1Bertrand, M., & Mullainathan, S. (2004). Are Emily and Greg More Employable Than Lakisha and Jamal? A Field Experiment on Labor Market Discrimination. American Economic Review, 94, 991-1013.
2Oreopoulos, P. (2011). Why Do Skilled Immigrants Struggle in the Labor Market? A Field Experiment with Six Thousand Resumes. American Economic Journal: Economic Policy, 3, 148–171.
3Hung-Ng, S. (1981). Equity theory and the allocation of rewards between groups. European Journal of Social Psychology, 11, 439–443; Tsui, A., & O'Reilly, C. (1989). Beyond Simple Demographic Effects: The Importance of Relational Demography in Superior-Subordinate Dyads. The Academy of Management Journal, 32(2), 402-423.
4Ruderman M. N., & Ohlott P. J. (1994). The realities of management promotion.
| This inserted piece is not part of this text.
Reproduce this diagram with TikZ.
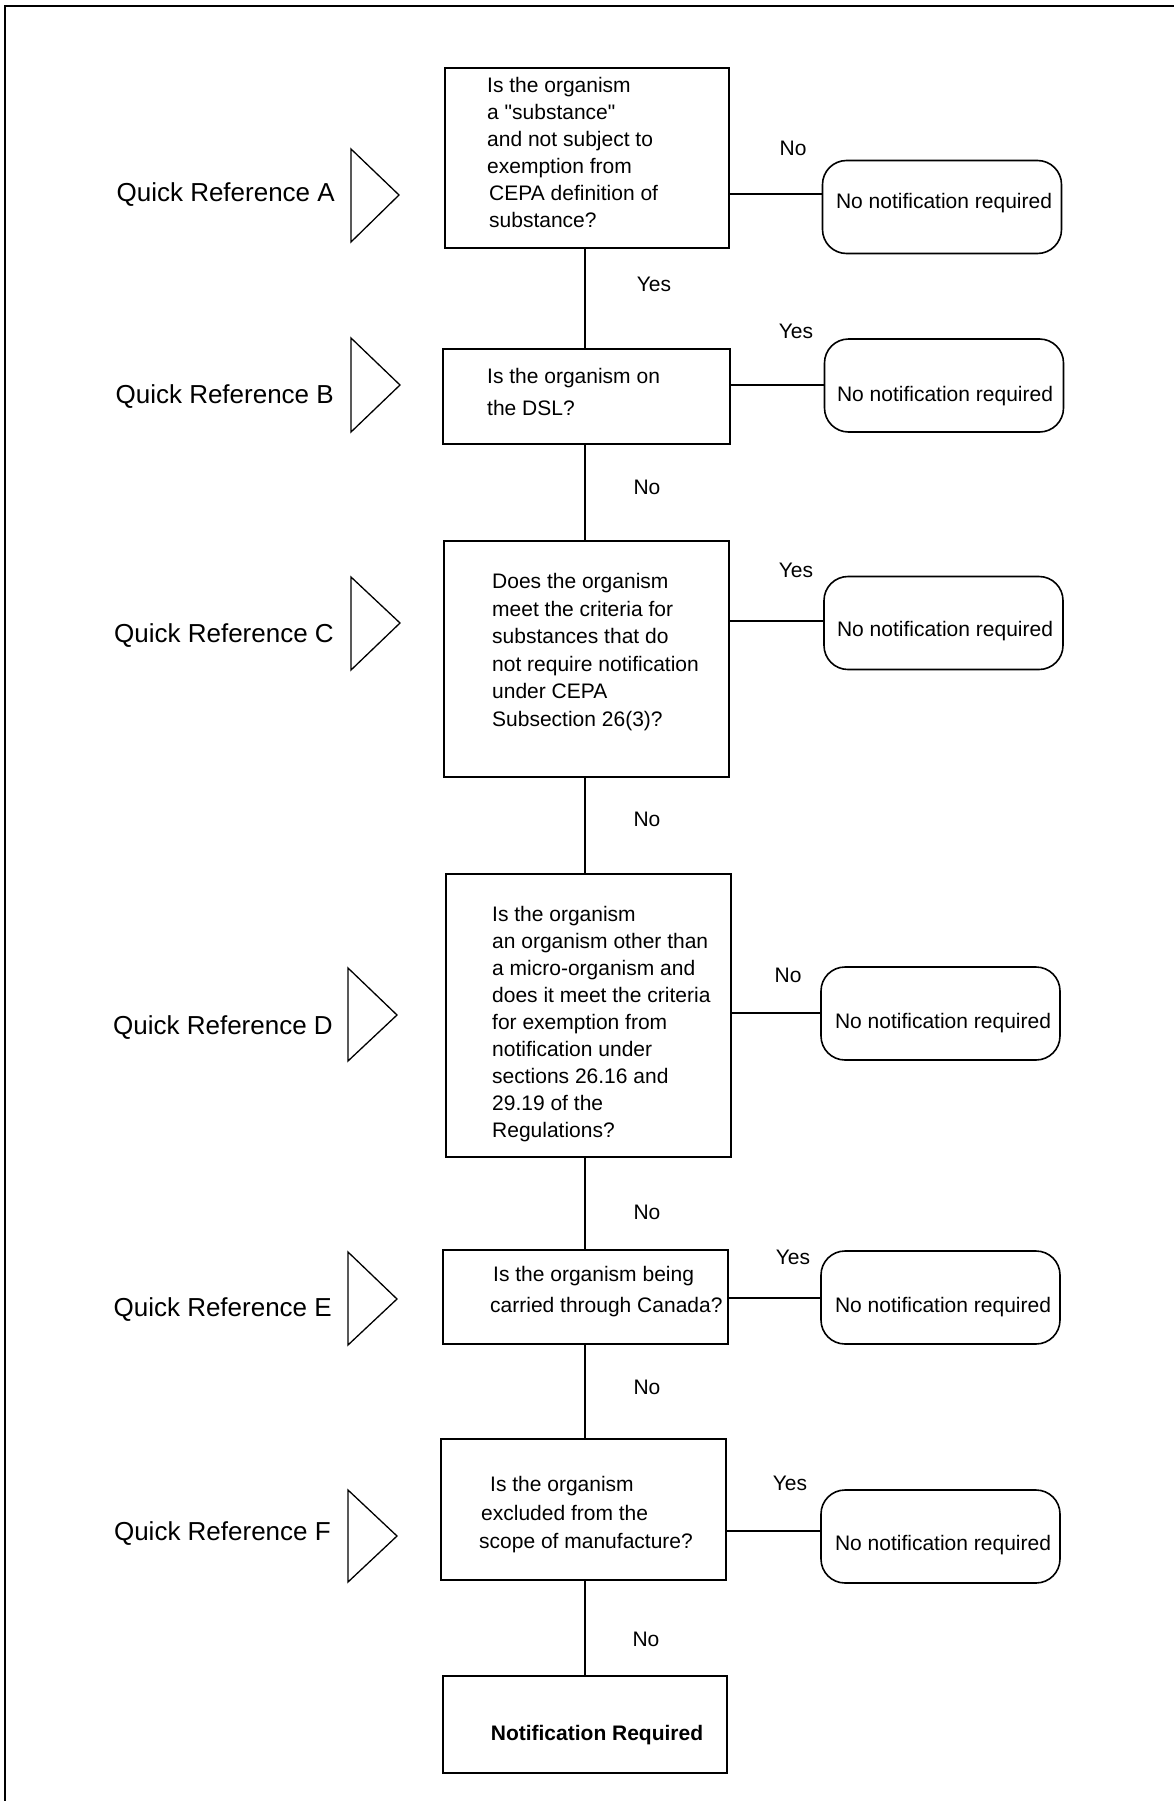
\documentclass[tikz,border=0pt]{standalone}
\usepackage{fontspec}
\setmainfont{Liberation Sans}[Ligatures=TeXOff]
\begin{document}
\begin{tikzpicture}[x=1pt,y=-1pt,
  qbox/.style={draw, line width=1.6pt, inner sep=0pt, outer sep=0pt},
  endbox/.style={draw, line width=1.6pt, rounded corners=24pt, inner sep=0pt, outer sep=0pt, minimum width=239pt, minimum height=93pt},
  conn/.style={line width=1.3pt},
  tri/.style={line width=1.3pt, line join=miter},
  qtext/.style={font=\fontsize{21pt}{27pt}\selectfont, align=left, anchor=west, inner sep=0pt},
  lbl/.style={font=\fontsize{21pt}{25pt}\selectfont, inner sep=0pt},
  qref/.style={font=\fontsize{26pt}{30pt}\selectfont, anchor=east, inner sep=0pt},
]
\useasboundingbox (0,0) rectangle (1174,1801);
\fill[white] (0,0) rectangle (1174,1801);
\draw[line width=1.5pt] (5,1801) -- (5,6) -- (1174,6);

% question boxes
\node[qbox, minimum width=284pt, minimum height=180pt] (A) at (587,158) {};
\node[qbox, minimum width=287pt, minimum height=95pt] (B) at (586.5,396.5) {};
\node[qbox, minimum width=285pt, minimum height=236pt] (C) at (586.5,659) {};
\node[qbox, minimum width=285pt, minimum height=283pt] (D) at (588.5,1015.5) {};
\node[qbox, minimum width=285pt, minimum height=94pt] (E) at (585.5,1297) {};
\node[qbox, minimum width=285pt, minimum height=141pt] (F) at (583.5,1509.5) {};
\node[qbox, minimum width=284pt, minimum height=97pt] (G) at (585,1724.5) {};

% texts in question boxes
\node[qtext] (tA) at (487,152) {Is the organism\\a "substance"\\and not subject to\\exemption from\\\hspace*{2pt}CEPA definition of\\\hspace*{2pt}substance?};
\node[qtext] (tB) at (487,392) {Is the organism on\\[5pt]the DSL?};
\node[qtext, font=\fontsize{21pt}{27.6pt}\selectfont] (tC) at (492,652) {Does the organism\\meet the criteria for\\substances that do\\not require notification\\under CEPA\\Subsection 26(3)?};
\node[qtext] (tD) at (492,1024) {Is the organism\\an organism other than\\a micro-organism and\\does it meet the criteria\\for exemption from\\notification under\\sections 26.16 and\\29.19 of the\\Regulations?};
\node[qtext] (tE) at (490,1292) {\hspace*{3pt}Is the organism being\\[4pt]carried through Canada?};
\node[qtext, font=\fontsize{21pt}{28.5pt}\selectfont] (tF) at (479,1515) {\hspace*{11pt}Is the organism\\\hspace*{2pt}excluded from the\\scope of manufacture?};
\node[lbl, font=\fontsize{21pt}{25pt}\selectfont\bfseries] (tG) at (597,1735) {Notification Required};

% end boxes
\node[endbox] (RA) at (942,207) {};
\node[endbox] (RB) at (944,385.5) {};
\node[endbox] (RC) at (943.5,623) {};
\node[endbox] (RD) at (940.5,1013.5) {};
\node[endbox] (RE) at (940.5,1297.5) {};
\node[endbox] (RF) at (940.5,1536.5) {};
\node[lbl] (tRA) at (944,203) {No notification required};
\node[lbl] (tRB) at (945,396) {No notification required};
\node[lbl] (tRC) at (945,631) {No notification required};
\node[lbl] (tRD) at (943,1023) {No notification required};
\node[lbl] (tRE) at (943,1307) {No notification required};
\node[lbl] (tRF) at (943,1545) {No notification required};

% vertical connectors
\coordinate (vx) at (585,0);
\draw[conn] (A.south -| vx) -- (B.north -| vx);
\draw[conn] (B.south -| vx) -- (C.north -| vx);
\draw[conn] (C.south -| vx) -- (D.north -| vx);
\draw[conn] (D.south -| vx) -- (E.north -| vx);
\draw[conn] (E.south -| vx) -- (F.north -| vx);
\draw[conn] (F.south -| vx) -- (G.north -| vx);

% horizontal connectors
\coordinate (hA) at (0,194);
\coordinate (hB) at (0,385);
\coordinate (hC) at (0,621);
\coordinate (hD) at (0,1013);
\coordinate (hE) at (0,1298);
\coordinate (hF) at (0,1531);
\draw[conn] (A.east |- hA) -- (RA.west |- hA);
\draw[conn] (B.east |- hB) -- (RB.west |- hB);
\draw[conn] (C.east |- hC) -- (RC.west |- hC);
\draw[conn] (D.east |- hD) -- (RD.west |- hD);
\draw[conn] (E.east |- hE) -- (RE.west |- hE);
\draw[conn] (F.east |- hF) -- (RF.west |- hF);

% connector labels
\node[lbl] (l1) at (654,284) {Yes};
\node[lbl] (l2) at (647,487) {No};
\node[lbl] (l3) at (647,819) {No};
\node[lbl] (l4) at (647,1212) {No};
\node[lbl] (l5) at (647,1387) {No};
\node[lbl] (l6) at (646,1639) {No};
\node[lbl] (r1) at (793,148) {No};
\node[lbl] (r2) at (796,331) {Yes};
\node[lbl] (r3) at (796,570) {Yes};
\node[lbl] (r4) at (788,975) {No};
\node[lbl] (r5) at (793,1257) {Yes};
\node[lbl] (r6) at (790,1483) {Yes};

% quick reference labels and triangles
\node[qref] (qA) at (335,195) {Quick Reference A};
\node[qref] (qB) at (334,397) {Quick Reference B};
\node[qref] (qC) at (334,636) {Quick Reference C};
\node[qref] (qD) at (333,1028) {Quick Reference D};
\node[qref] (qE) at (332,1310) {Quick Reference E};
\node[qref] (qF) at (331,1534) {Quick Reference F};
\draw[tri] (351,149) -- (399,195) -- (351,242) -- cycle;
\draw[tri] (351,338) -- (400,385) -- (351,432) -- cycle;
\draw[tri] (351,577) -- (400,623) -- (351,670) -- cycle;
\draw[tri] (348,968) -- (397,1015) -- (348,1061) -- cycle;
\draw[tri] (348,1252) -- (397,1299) -- (348,1345) -- cycle;
\draw[tri] (348,1490) -- (397,1536) -- (348,1582) -- cycle;
\end{tikzpicture}
\end{document}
Greensboro, NC: Center for Creative Leadership.
5Ruderman M. N., Ohlott P. J., & Kram K. E. (1995). Promotion decisions as a diversity practice. Journal of Management Development, 14(2), 6–23.
6Schmader, T. (2010). Stereotype threat deconstructed. Current Directions in Psychological Science, 19, 14-18.
7Bartlett, K. (2009). Making Good on Good Intentions: The Critical Role of Motivation in Reducing Implicit Workplace Discrimination. 95 Virginia Law Review 1893-1972. Available at: http://www.jstor.org/stable/27759975?seq=1#page_scan_tab_contents
8Dobbin, F., & Kalev, A. (2016). Why Diversity Programs Fail. Harvard Business Review, 94 (7).